La fe cristiana se caracteriza, como sabemos, porque es una fe de plenitud y de madurez de la persona. Por eso es una fe de libertad, que reclama grandes compromisos personales y exigencias morales, pero basándose siempre en el conocimiento de la verdad.

Lógicamente cuanto más comprometidas sean las exigencias morales y prácticas, más necesario es tener presente el fundamento cognoscitivo que está en su base. Para que la vida sea verdaderamente una vida de fe, es necesaria una fe que sea capaz de dar fundamento a una vida. Esto implica entender la expresión "vida de fe" no en el sentido fiducial luterano, de abandono confiado en la misericordia de Dios, sino en el sentido de una vida que tiene como criterio de orientación el conocimiento de la realidad que proporciona la fe.

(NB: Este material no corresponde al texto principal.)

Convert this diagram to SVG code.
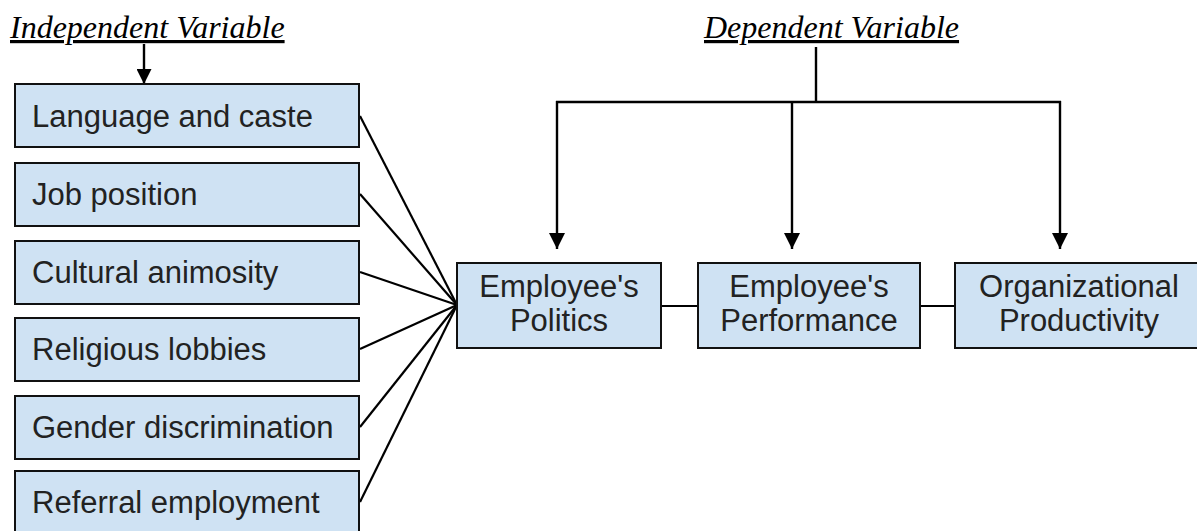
<svg xmlns="http://www.w3.org/2000/svg" width="1197" height="531" viewBox="0 0 1197 531">
<style>
.box{fill:#cfe2f3;stroke:#111;stroke-width:2}
.t{font-family:"Liberation Sans",Arial,sans-serif;font-size:31px;fill:#222}
.c{text-anchor:middle}
.h{font-family:"Liberation Serif","Times New Roman",serif;font-style:italic;font-size:32px;fill:#000;text-decoration:underline}
.ln{stroke:#000;stroke-width:2.2;fill:none}
.v{stroke:#000;stroke-width:2.4;fill:none}
</style>
<defs>
<marker id="ah" viewBox="0 0 10 10" refX="10" refY="5" markerWidth="15" markerHeight="15" markerUnits="userSpaceOnUse" orient="auto">
<path d="M0,0 L10,5 L0,10 Z" fill="#000"/>
</marker>
<marker id="ah2" viewBox="0 0 10 10" refX="10" refY="5" markerWidth="16" markerHeight="17" markerUnits="userSpaceOnUse" orient="auto">
<path d="M0,0 L10,5 L0,10 Z" fill="#000"/>
</marker>
</defs>
<rect width="1197" height="531" fill="#fff"/>
<g id="label-independent"><text class="h" x="10" y="38">Independent Variable</text></g>
<g id="label-dependent"><text class="h" x="704" y="38">Dependent Variable</text></g>
<g id="connectors">
<line class="v" x1="144" y1="44" x2="144" y2="84" marker-end="url(#ah)"/>
<line class="v" x1="816" y1="47" x2="816" y2="102"/>
<line class="v" x1="556" y1="102" x2="1061" y2="102"/>
<line class="v" x1="557" y1="101" x2="557" y2="249" marker-end="url(#ah2)"/>
<line class="v" x1="792" y1="101" x2="792" y2="249" marker-end="url(#ah2)"/>
<line class="v" x1="1060" y1="101" x2="1060" y2="249" marker-end="url(#ah2)"/>
<line class="ln" x1="360" y1="116" x2="457" y2="305"/>
<line class="ln" x1="360" y1="194" x2="457" y2="305"/>
<line class="ln" x1="360" y1="272" x2="457" y2="305"/>
<line class="ln" x1="360" y1="349" x2="457" y2="305"/>
<line class="ln" x1="360" y1="427" x2="457" y2="305"/>
<line class="ln" x1="360" y1="502" x2="457" y2="305"/>
<line class="ln" x1="661" y1="306" x2="698" y2="306"/>
<line class="ln" x1="920" y1="306" x2="955" y2="306"/>
</g>
<g id="n-language"><rect class="box" x="15" y="84" width="344" height="63"/><text class="t" x="32" y="127">Language and caste</text></g>
<g id="n-job"><rect class="box" x="15" y="163" width="344" height="63"/><text class="t" x="32" y="205">Job position</text></g>
<g id="n-cultural"><rect class="box" x="15" y="241" width="344" height="63"/><text class="t" x="32" y="283">Cultural animosity</text></g>
<g id="n-religious"><rect class="box" x="15" y="318" width="344" height="63"/><text class="t" x="32" y="360">Religious lobbies</text></g>
<g id="n-gender"><rect class="box" x="15" y="396" width="344" height="63"/><text class="t" x="32" y="438">Gender discrimination</text></g>
<g id="n-referral"><rect class="box" x="15" y="471" width="344" height="70"/><text class="t" x="32" y="513">Referral employment</text></g>
<g id="n-politics"><rect class="box" x="457" y="263" width="204" height="85"/><text class="t c" x="559" y="297">Employee's</text><text class="t c" x="559" y="331">Politics</text></g>
<g id="n-performance"><rect class="box" x="698" y="263" width="222" height="85"/><text class="t c" x="809" y="297">Employee's</text><text class="t c" x="809" y="331">Performance</text></g>
<g id="n-productivity"><rect class="box" x="955" y="263" width="260" height="85"/><text class="t c" x="1079" y="297">Organizational</text><text class="t c" x="1079" y="331">Productivity</text></g>
</svg>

En los tratados sobre la verdades de la fe más gravemente implicadas en la vida, se debería poner especial cuidado para mostrar esas verdades de la fe de manera que puedan fundamentar la vida que luego se reclamará en la enseñanza moral y en la predicación ascética. En concreto, es necesario un estudio profundizado y verdadero de la voluntad de Dios, de manera que no sea simplemente una "expresión de apoyo" de lo que se pretende predicar, sino que tenga incidencia práctica en la manera de entender y de determinar lo que debe ser o no ser materia esa enseñanza y de esa predicación.